Unexplained Phenomenon
This new endeavor,
One Step Beyond, would be inspired by (ta-da) urban legends, part
X-Files, part
Twilight Zone. Each hour long scenario was based on (and around) one urban legend or bizarre historical news event -- the molepeople, suicide cults -- with a few recurring characters which gave anyone paying attention (was anyone paying attention?) the idea that everything was interconnected like some Illuminati/Gray Alien conspiracy. There was more plot, but also more opportunities for humor, than in
The Realistic World. We scoured the internet for source material, much of it from
snopes.
I have been visiting snopes.com for so many years now, that I trust it, and like many, use it to put the lie to certain vicious internet rumors which circulate from time to time. Because with the internet, urban legends have gone from tales of collective spoken myth, into outright lies told simply through infographics posted on Facebook. In this way, “a lie gets halfway round the world before the truth can check its inbox,” as Mary Todd Lincoln once told William Seward. At a party. A friend of my brother heard her say it.
The other day I saw (again) a graphic explaining how wearing pants that sag halfway down your ass so that your boxers show is an old prison trick, to show how available and interested you are to engage in sodomy in exchange for safety. There’s another term for this, but you know what that is.

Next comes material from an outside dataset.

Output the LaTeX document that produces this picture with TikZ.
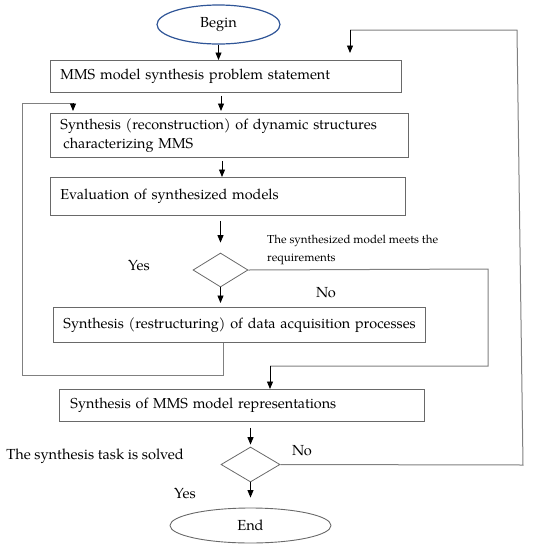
\documentclass[tikz,border=0pt]{standalone}
\usepackage{fontspec}
\setmainfont{TeX Gyre Pagella}
\usetikzlibrary{shapes.geometric,arrows.meta}
\definecolor{lg}{RGB}{128,128,128}
\definecolor{bx}{RGB}{105,105,105}
\definecolor{bl}{RGB}{47,85,151}
\begin{document}
\begin{tikzpicture}[x=1pt,y=-1pt,
  box/.style={draw=bx, line width=0.9pt, rectangle, anchor=north west, inner xsep=10pt, inner ysep=0pt, align=left, font=\fontsize{14.4}{19}\selectfont},
  ln/.style={draw=lg, line width=1pt},
  arr/.style={draw=black, line width=0.9pt, -{Triangle[length=7.5pt,width=6pt]}},
  dia/.style={diamond, draw=bx, line width=0.8pt, inner sep=0pt},
  lbl/.style={font=\fontsize{14.6}{18}\selectfont, inner sep=0pt},
  small/.style={font=\fontsize{11.6}{18}\selectfont, inner sep=0pt, align=left}]
\useasboundingbox (0,0) rectangle (533,550);
% nodes
\node[ellipse, draw=bl, line width=1.2pt, minimum width=123pt, minimum height=39pt, lbl] (begin) at (218.5,24.5) {Begin};
\node[box, minimum height=32pt, text width=331pt] (b1) at (50,60) {MMS model synthesis problem statement};
\node[box, minimum height=44pt, text width=338pt] (b2) at (50,113) {Synthesis (reconstruction) of dynamic structures\\\hspace*{3pt}characterizing MMS};
\node[box, minimum height=38pt, text width=335pt] (b3) at (50,177) {Evaluation of synthesized models};
\node[dia, minimum width=55pt, minimum height=34pt] (d1) at (220.5,270) {};
\node[box, inner xsep=10pt, minimum height=35pt, text width=352pt] (b4) at (53,307) {\mbox{Synthesis (restructuring) of data acquisition processes}};
\node[box, inner xsep=11pt, minimum height=32pt, text width=343pt] (b5) at (59,389) {Synthesis of MMS model representations};
\node[dia, minimum width=59pt, minimum height=35pt] (d2) at (250.5,464.5) {};
\node[ellipse, draw=bx, line width=0.9pt, minimum width=161pt, minimum height=35pt, lbl] (end) at (250.5,525.5) {End};
% labels
\node[lbl] (yes1) at (139,265) {Yes};
\node[small, anchor=west] (req) at (267,250) {The synthesized model meets the\\requirements};
\node[lbl] (no1) at (326,293) {No};
\node[lbl] (task) at (95,456) {The synthesis task is solved};
\node[lbl] (no2) at (302,451) {No};
\node[lbl] (yes2) at (185,493) {Yes};
% helper coordinates
\coordinate (x221) at (221,0);
\coordinate (x222) at (222,0);
\coordinate (x223) at (223,0);
\coordinate (r1) at (488,269);
\coordinate (r2) at (488,366);
\coordinate (r3) at (270,366);
\coordinate (l1) at (22,375);
\coordinate (l2) at (22,103);
\coordinate (l3) at (73,103);
\coordinate (t1) at (523,465);
\coordinate (t2) at (517,30);
\coordinate (t3) at (350,30);
% main arrows
\draw[arr] (begin.south) -- (begin.south |- b1.north);
\draw[arr, shorten <=3pt, shorten >=2pt] (b1.south -| x221) -- (b2.north -| x221);
\draw[arr, shorten <=3pt] (b2.south -| x222) -- (b3.north -| x222);
\draw[arr, shorten <=5pt, shorten >=10pt] (b3.south -| d1.north) -- (d1.north);
\draw[arr, shorten >=4pt] (d1.south) -- (b4.north -| d1.south);
\draw[arr, shorten <=6pt, shorten >=2pt] (b5.south -| d2.north) -- (d2.north);
\draw[arr, shorten >=10pt] (d2.south) -- (end.north);
% loops
\draw[ln] (d1.east) -- (r1) -- (r2) -- (r3);
\draw[arr] (r3) -- (r3 |- b5.north);
\draw[ln] (b4.south -| x223) -- (x223 |- l1) -- (l1) -- (l2) -- (l3);
\draw[arr, shorten >=2pt] (l3) -- (l3 |- b2.north);
\draw[ln] (d2.east) -- (t1) -- (t2) -- (t3);
\draw[arr, shorten >=7pt] (t3) -- (t3 |- b1.north);
\end{tikzpicture}
\end{document}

This “urban legend” has rubbed me the wrong way for some time. People from certain walks of life hate the sagging pants thing. They aren’t racist or anything, but why can’t those boys pull up their pants, it’s ridiculous. The fact that a cultural thing that so irritates certain people would have what is obviously supposed to be a humiliating origin story seemed far too convenient.
Checking snopes I found that this fashion does in fact originate from prison life. Prison togs are often the wrong size, so ex-cons began wearing pants that were too big, and that need to be hiked up every couple of steps. And so became a fashion trend. End of story.
But why perpetuate the man-on-man sex myth?
Or more to the point, what are you saying when you “SHARE” this particular item on Facebook?
That if you wear pants that sag, what you are really saying is that you are gay?
That if you wear pants that sag, you are really saying is that you want a man to fuck you up the ass?
Is that what you are saying? Is it? That you're gay? You're gay right now? Are you?
In the case of this particular legend, the "f-word" lurks next to the “n-word” in the expression of disgust or contempt generated by the person who shares/tells it. Because you can’t attempt to shame someone out of a certain behavior without making judgement about that behavior.
In a week that my Facebook page has been covered from top to bottom with messages of support for Marriage Equality, and pictures of happy, gay couples, receiving this other kind of message, one which expresses open contempt for and fear of sexual activity between men (mocking, inarguably, one certain race of men - infographic of a Caucasian notwithstanding) was jarring and disappointing.
"Gone Bad"
Near the end of our first, tumultuous year producing and performing
You Have The Right To Remain Silent, one of the new guys wrote a piece which I assumed was true, because he had heard it somewhere, and we performed it. It was a very funny piece, where I played a down-and-out member of the Little Rascals trying to mug a young couple, but the crime falls apart because they recognize me and feel sorry for me. Seems
Bill Cosby had bought the rights to all the old Little Rascals shorts and wouldn't let anyone see them anymore because of its negative depiction of African-Americans.
It's a trope that comes around every now and again, how some member of some minority group who has attained a certain amount of wealth or power has made things sad for everyone else due to some politically correct action on their part.
These stories are rarely true, subtly or in some cases obviously racist or sexist, though what they convey is not obvious. But they are based in fear, or hate, or certainly disrespect. I have always hated the fact that I participated in that sketch and helped perpetuate this kind of lie.